As explained before, we calculate the co-occurrence of alterations in every experiment, each at a time. If there are many foci distributed across different papers, for example because more studies are related to a specific pathology, this may improve the sensitivity of our method for this pathology and not produce false positives, as the permutation for the threshold of this part would consider the amount of data. If, on the contrary, the number of foci were greater on one side in the same paper, this would not bias the result, as the contingency table would have always the same value: 1. Let us make an example by considering two nodes (A and B), and two experiments, one of which has few foci in A and many foci in B, but both nodes have a significant (albeit different) ALE value. The contingency table would have 1 because both nodes are altered, though with different intensity.
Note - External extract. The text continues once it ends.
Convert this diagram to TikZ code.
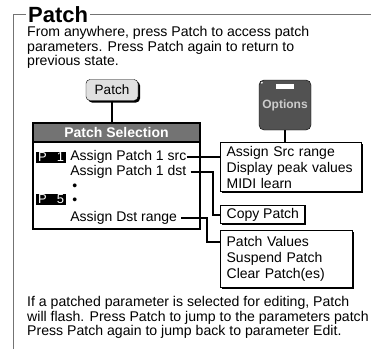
\documentclass[tikz,border=0pt]{standalone}
\usepackage{fontspec}
\setmainfont{Liberation Sans}
\usepackage{tikz}
\usetikzlibrary{positioning, shadows}

\begin{document}
\begin{tikzpicture}[x=1pt, y=1pt,
    body/.style={font=\fontsize{14.1}{14.7}\selectfont, inner sep=0pt, align=left, anchor=north west},
    item/.style={font=\fontsize{14}{16}\selectfont, inner sep=0pt, anchor=west},
    tag/.style={fill=black, text=white, font=\fontsize{13}{13}\selectfont, text width=26pt, inner xsep=2pt, inner ysep=0pt, minimum height=11pt, text height=9pt, text depth=0pt},
    dot/.style={font=\fontsize{14}{14}\selectfont, inner sep=0pt, anchor=west},
    solid shadow/.style={drop shadow={shadow xshift=#1, shadow yshift=-#1, fill=black, opacity=1}},
    menu/.style={draw, line width=1.3pt, fill=white, anchor=north west, align=left, inner xsep=6pt, font=\fontsize{14}{16}\selectfont, solid shadow=1.2pt},
    link/.style={line width=1.9pt}]
    \useasboundingbox (0,0) rectangle (371,-349);

    \draw[black!55, line width=0.8pt] (13,-349) -- (13,-14) -- (371,-14);
    \node[anchor=base west, fill=white, inner xsep=2pt, inner ysep=1pt, font=\bfseries\fontsize{22}{22}\selectfont] (title) at (26,-22) {Patch};

    \node[body] (intro) at (27,-26) {From anywhere, press Patch to access patch\\parameters. Press Patch again to return to\\previous state.};

    \node[draw, rounded corners=4pt, fill=black!12, minimum width=52pt, minimum height=21pt, font=\fontsize{13.5}{13.5}\selectfont, solid shadow=2pt] (patch-key) at (112,-90) {Patch};
    \node[draw, rounded corners=5pt, fill=black!68, minimum width=52pt, minimum height=50pt, text=black!20, font=\bfseries\fontsize{12}{12}\selectfont] (options-key) at (285,-105) {\raisebox{-3pt}{Options}};
    \fill[white] ([shift={(-9pt,-4pt)}]options-key.north) rectangle ++(18,-5);
    \fill[white] ([shift={(3pt,-3pt)}]options-key.north west) circle (1pt);

    \node[draw, line width=1.3pt, fill=white, minimum width=167pt, minimum height=106pt, solid shadow=1.2pt] (sel-box) at (116.5,-176) {};
    \node[draw, line width=1.3pt, fill=black!55, minimum width=167pt, minimum height=19pt, anchor=north, text=white, font=\bfseries\fontsize{14}{14}\selectfont] (sel-head) at (sel-box.north) {Patch Selection};

    \node[tag] (p-1) at (51,-157) {P\hfill 1};
    \node[item, right=4pt of p-1] (assign-src) {Assign Patch 1 src};
    \node[item, below=15pt of assign-src.west, anchor=west] (assign-dst) {Assign Patch 1 dst};
    \node[dot, below=15pt of assign-dst.west, anchor=west, xshift=2pt] (dot-1) {\textbullet};
    \node[tag, below=31pt of p-1] (p-5) {P\hfill 5};
    \node[dot, right=6pt of p-5, yshift=-2pt] (dot-2) {\textbullet};
    \node[item, below=61pt of assign-src.west, anchor=west] (assign-range) {Assign Dst range};

    \node[menu, text width=129pt] (opt-menu) at (220,-142) {Assign Src range\\Display peak values\\MIDI learn};
    \node[menu, inner ysep=2.5pt] (copy-box) at (220,-205) {Copy Patch};
    \node[menu, text width=120pt, inner ysep=6pt] (pv-box) at (220,-230) {Patch Values\\Suspend Patch\\Clear Patch(es)};

    \draw[link] (patch-key.south) -- (patch-key.south |- sel-head.north);
    \draw[link] (options-key.south) -- (options-key.south |- opt-menu.north);
    \draw[link] (assign-src.east) -- (assign-src.east -| opt-menu.west);
    \draw[link] ([xshift=4pt]assign-dst.east) -| ([xshift=-7pt]copy-box.west) -- (copy-box.west);
    \draw[link] ([xshift=4pt]assign-range.east) -| ([shift={(-13pt,-12pt)}]pv-box.north west) -- ([yshift=-12pt]pv-box.north west);

    \node[body] (note) at (27,-296) {If a patched parameter is selected for editing, Patch\\will flash. Press Patch to jump to the parameters patch\\Press Patch again to jump back to parameter Edit.};
\end{tikzpicture}
\end{document}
Even in the case of an experiment reporting a balanced number of foci and significant ALE values of A and B, the contingency table would have again 1. In other words, the calculus of the joint probabilities does not consider the intensity of the ALE values but is based only on the fact that an area results or not in being altered. It worth noting that such consideration applies when the number of foci is uneven between two homotopic regions, but not when both nodes have very few foci. In this case, the statistical power of our technique will drop, as noted in the paragraph “
Unbalances in the directionality of the conditional probability among pathological homologous areas” of the discussion section.
Finally, the reliability towards subsampling of the PHAC and dPHAC maps was tested through a bootstrap procedure with 5000 iterations (see the Supplementary Materials for a detailed explanation and Figure S4).